◆ **Exercise brief**
Without the images, write out the whole listing exactly.

◆ **Supplied material**
⟨

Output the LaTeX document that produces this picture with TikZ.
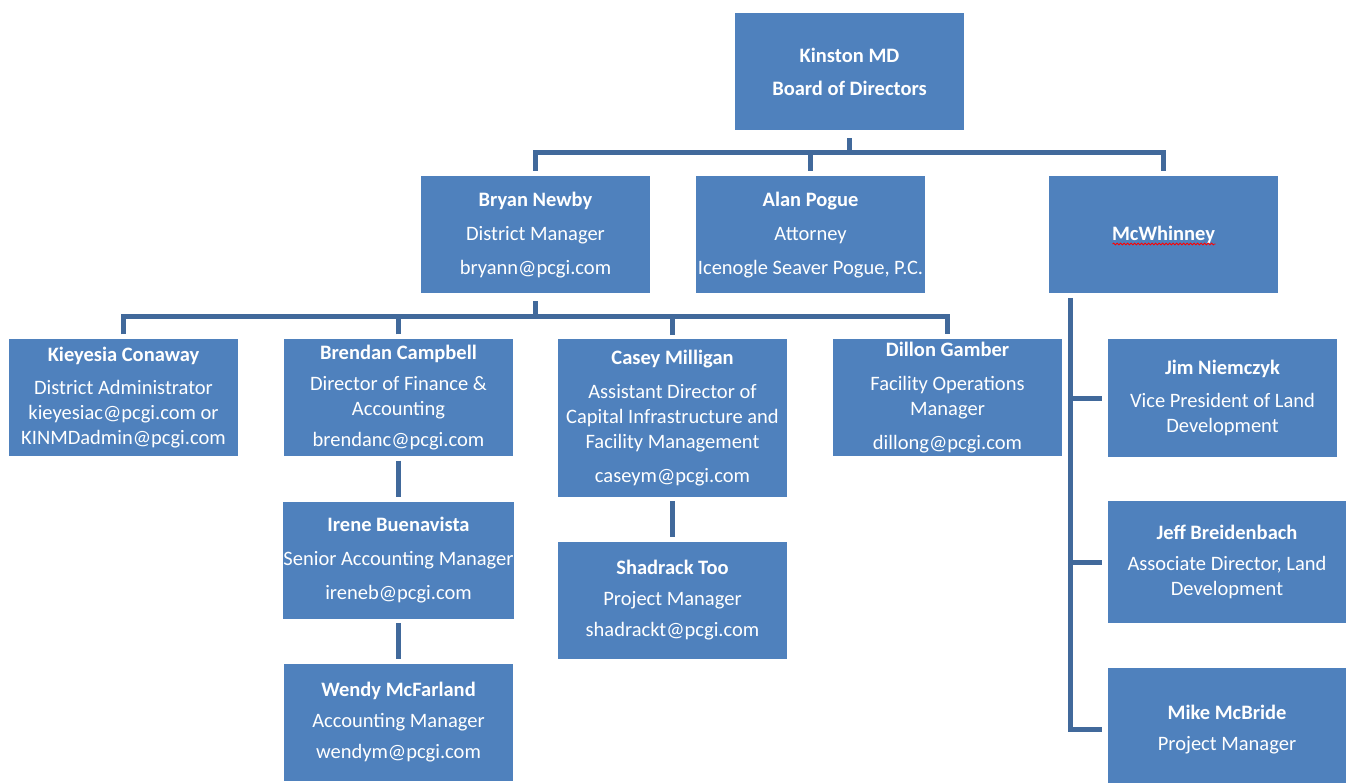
\documentclass[tikz,border=0pt]{standalone}
\usepackage{fontspec}
\setmainfont{Carlito}
\usetikzlibrary{decorations.pathmorphing}
\definecolor{boxblue}{HTML}{4F81BD}
\definecolor{lineblue}{HTML}{41699B}

\begin{document}
\begin{tikzpicture}[x=1pt,y=1pt]
\tikzstyle{every node}+=[inner sep=0pt]
\tikzstyle{card}=[fill=boxblue, text=white, align=center, minimum width=229pt, minimum height=117pt, font=\fontsize{20.5}{25.3}\selectfont]
\tikzstyle{link}=[draw=lineblue, line width=5pt]
\useasboundingbox (0,0) rectangle (1346,-783);
% top level
\node[card] (board) at (849.5,-72) {\textbf{Kinston MD}\\[8pt]\textbf{Board of Directors}};
\node[card] (bryan) at (535.5,-235) {\textbf{Bryan Newby}\\[8.5pt]District Manager\\[8.5pt]bryann@pcgi.com};
\node[card] (alan) at (810.5,-235) {\textbf{Alan Pogue}\\[8.5pt]Attorney\\[8.5pt]Icenogle Seaver Pogue, P.C.};
\node[card] (mcw) at (1163.5,-235) {\textbf{McWhinney}};
\draw[red, line width=0.8pt, decorate, decoration={snake, amplitude=0.9pt, segment length=3.5pt}] ([xshift=-51pt,yshift=-9pt]mcw.center) -- ([xshift=52pt,yshift=-9pt]mcw.center);
% district staff
\node[card] (kiey) at (123.5,-397.5) {\textbf{Kieyesia Conaway}\\[7.5pt]District Administrator\\kieyesiac@pcgi.com or\\KINMDadmin@pcgi.com};
\node[card] (brendan) at (398.5,-397.5) {\textbf{Brendan Campbell}\\[5.5pt]Director of Finance \&\\Accounting\\[5.5pt]brendanc@pcgi.com};
\node[card, minimum height=157pt] (casey) at (672.5,-418) {\textbf{Casey Milligan}\\[8.5pt]Assistant Director of\\Capital Infrastructure and\\Facility Management\\[8.5pt]caseym@pcgi.com};
\node[card] (dillon) at (947.5,-397.5) {\textbf{Dillon Gamber}\\[8.5pt]Facility Operations\\Manager\\[8.5pt]dillong@pcgi.com};
\node[card] (irene) at (398.5,-560) {\textbf{Irene Buenavista}\\[8.5pt]Senior Accounting Manager\\[8.5pt]ireneb@pcgi.com};
\node[card] (wendy) at (398.5,-722) {\textbf{Wendy McFarland}\\[6pt]Accounting Manager\\[6pt]wendym@pcgi.com};
\node[card] (shadrack) at (672.5,-600) {\textbf{Shadrack Too}\\[6pt]Project Manager\\[6pt]shadrackt@pcgi.com};
% developer staff
\node[card] (jim) at (1222.5,-398) {\textbf{Jim Niemczyk}\\[7pt]Vice President of Land\\Development};
\node[card, minimum width=238pt, minimum height=122pt] (jeff) at (1227,-562) {\textbf{Jeff Breidenbach}\\[6pt]Associate Director, Land\\Development};
\node[card, minimum width=238pt, minimum height=123pt] (mike) at (1227,-729.5) {\textbf{Mike McBride}\\[6pt]Project Manager};
% connectors
\coordinate (top bus) at (0,-152.5);
\draw[link] ([yshift=-7.5pt]board.south) -- (board.south |- top bus);
\draw[link] ([yshift=5.5pt]bryan.north) |- (top bus -| mcw.north) -- ([yshift=5.5pt]mcw.north);
\draw[link] ([yshift=5.5pt]alan.north) -- (alan.north |- top bus);
\coordinate (mid bus) at (0,-317);
\draw[link] ([yshift=-7.5pt]bryan.south) -- (bryan.south |- mid bus);
\draw[link] ([yshift=4.5pt]kiey.north) |- (mid bus -| dillon.north) -- ([yshift=4.5pt]dillon.north);
\draw[link] ([yshift=4.5pt]brendan.north) -- (brendan.north |- mid bus);
\draw[link] ([yshift=4.5pt]casey.north) -- (casey.north |- mid bus);
\draw[link] ([yshift=-4.5pt]brendan.south) -- ([yshift=4.5pt]irene.north);
\draw[link] ([yshift=-4.5pt]irene.south) -- ([yshift=4.5pt]wendy.north);
\draw[link] ([yshift=-4.5pt]casey.south) -- ([yshift=4.5pt]shadrack.north);
\coordinate (spine) at (1070,-298);
\draw[link] (spine) |- ([xshift=-6pt]mike.west);
\draw[link] (spine |- jim.west) -- ([xshift=-6pt]jim.west);
\draw[link] (spine |- jeff.west) -- ([xshift=-6pt]jeff.west);
\end{tikzpicture}
\end{document}
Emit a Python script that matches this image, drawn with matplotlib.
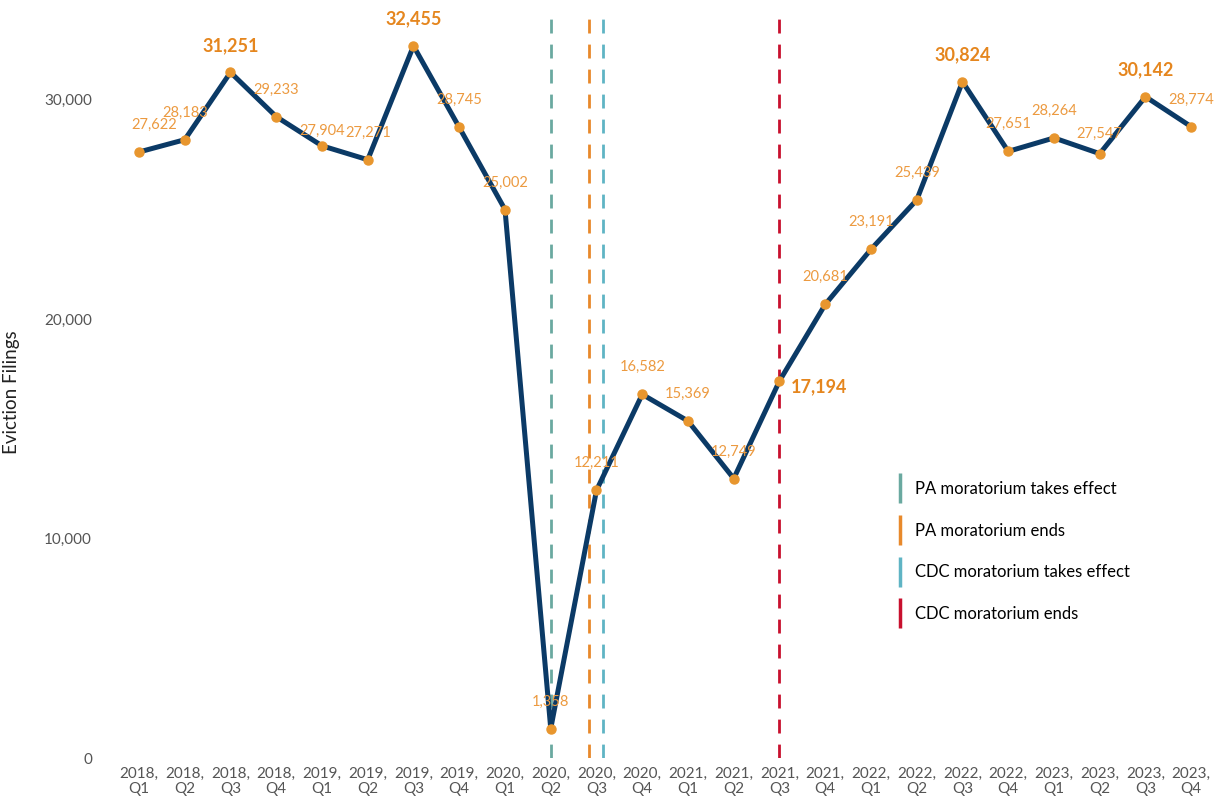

⟩

◆ **Result**
Output the LaTeX document that produces this picture with TikZ.
\documentclass[tikz,border=0pt]{standalone}
\usepackage{fontspec}
\setmainfont{Carlito}
\usetikzlibrary{decorations.pathmorphing}
\definecolor{boxblue}{HTML}{4F81BD}
\definecolor{lineblue}{HTML}{41699B}

\begin{document}
\begin{tikzpicture}[x=1pt,y=1pt]
\tikzstyle{every node}+=[inner sep=0pt]
\tikzstyle{card}=[fill=boxblue, text=white, align=center, minimum width=229pt, minimum height=117pt, font=\fontsize{20.5}{25.3}\selectfont]
\tikzstyle{link}=[draw=lineblue, line width=5pt]
\useasboundingbox (0,0) rectangle (1346,-783);
% top level
\node[card] (board) at (849.5,-72) {\textbf{Kinston MD}\\[8pt]\textbf{Board of Directors}};
\node[card] (bryan) at (535.5,-235) {\textbf{Bryan Newby}\\[8.5pt]District Manager\\[8.5pt]bryann@pcgi.com};
\node[card] (alan) at (810.5,-235) {\textbf{Alan Pogue}\\[8.5pt]Attorney\\[8.5pt]Icenogle Seaver Pogue, P.C.};
\node[card] (mcw) at (1163.5,-235) {\textbf{McWhinney}};
\draw[red, line width=0.8pt, decorate, decoration={snake, amplitude=0.9pt, segment length=3.5pt}] ([xshift=-51pt,yshift=-9pt]mcw.center) -- ([xshift=52pt,yshift=-9pt]mcw.center);
% district staff
\node[card] (kiey) at (123.5,-397.5) {\textbf{Kieyesia Conaway}\\[7.5pt]District Administrator\\kieyesiac@pcgi.com or\\KINMDadmin@pcgi.com};
\node[card] (brendan) at (398.5,-397.5) {\textbf{Brendan Campbell}\\[5.5pt]Director of Finance \&\\Accounting\\[5.5pt]brendanc@pcgi.com};
\node[card, minimum height=157pt] (casey) at (672.5,-418) {\textbf{Casey Milligan}\\[8.5pt]Assistant Director of\\Capital Infrastructure and\\Facility Management\\[8.5pt]caseym@pcgi.com};
\node[card] (dillon) at (947.5,-397.5) {\textbf{Dillon Gamber}\\[8.5pt]Facility Operations\\Manager\\[8.5pt]dillong@pcgi.com};
\node[card] (irene) at (398.5,-560) {\textbf{Irene Buenavista}\\[8.5pt]Senior Accounting Manager\\[8.5pt]ireneb@pcgi.com};
\node[card] (wendy) at (398.5,-722) {\textbf{Wendy McFarland}\\[6pt]Accounting Manager\\[6pt]wendym@pcgi.com};
\node[card] (shadrack) at (672.5,-600) {\textbf{Shadrack Too}\\[6pt]Project Manager\\[6pt]shadrackt@pcgi.com};
% developer staff
\node[card] (jim) at (1222.5,-398) {\textbf{Jim Niemczyk}\\[7pt]Vice President of Land\\Development};
\node[card, minimum width=238pt, minimum height=122pt] (jeff) at (1227,-562) {\textbf{Jeff Breidenbach}\\[6pt]Associate Director, Land\\Development};
\node[card, minimum width=238pt, minimum height=123pt] (mike) at (1227,-729.5) {\textbf{Mike McBride}\\[6pt]Project Manager};
% connectors
\coordinate (top bus) at (0,-152.5);
\draw[link] ([yshift=-7.5pt]board.south) -- (board.south |- top bus);
\draw[link] ([yshift=5.5pt]bryan.north) |- (top bus -| mcw.north) -- ([yshift=5.5pt]mcw.north);
\draw[link] ([yshift=5.5pt]alan.north) -- (alan.north |- top bus);
\coordinate (mid bus) at (0,-317);
\draw[link] ([yshift=-7.5pt]bryan.south) -- (bryan.south |- mid bus);
\draw[link] ([yshift=4.5pt]kiey.north) |- (mid bus -| dillon.north) -- ([yshift=4.5pt]dillon.north);
\draw[link] ([yshift=4.5pt]brendan.north) -- (brendan.north |- mid bus);
\draw[link] ([yshift=4.5pt]casey.north) -- (casey.north |- mid bus);
\draw[link] ([yshift=-4.5pt]brendan.south) -- ([yshift=4.5pt]irene.north);
\draw[link] ([yshift=-4.5pt]irene.south) -- ([yshift=4.5pt]wendy.north);
\draw[link] ([yshift=-4.5pt]casey.south) -- ([yshift=4.5pt]shadrack.north);
\coordinate (spine) at (1070,-298);
\draw[link] (spine) |- ([xshift=-6pt]mike.west);
\draw[link] (spine |- jim.west) -- ([xshift=-6pt]jim.west);
\draw[link] (spine |- jeff.west) -- ([xshift=-6pt]jeff.west);
\end{tikzpicture}
\end{document}
Emit a Python script that matches this image, drawn with matplotlib.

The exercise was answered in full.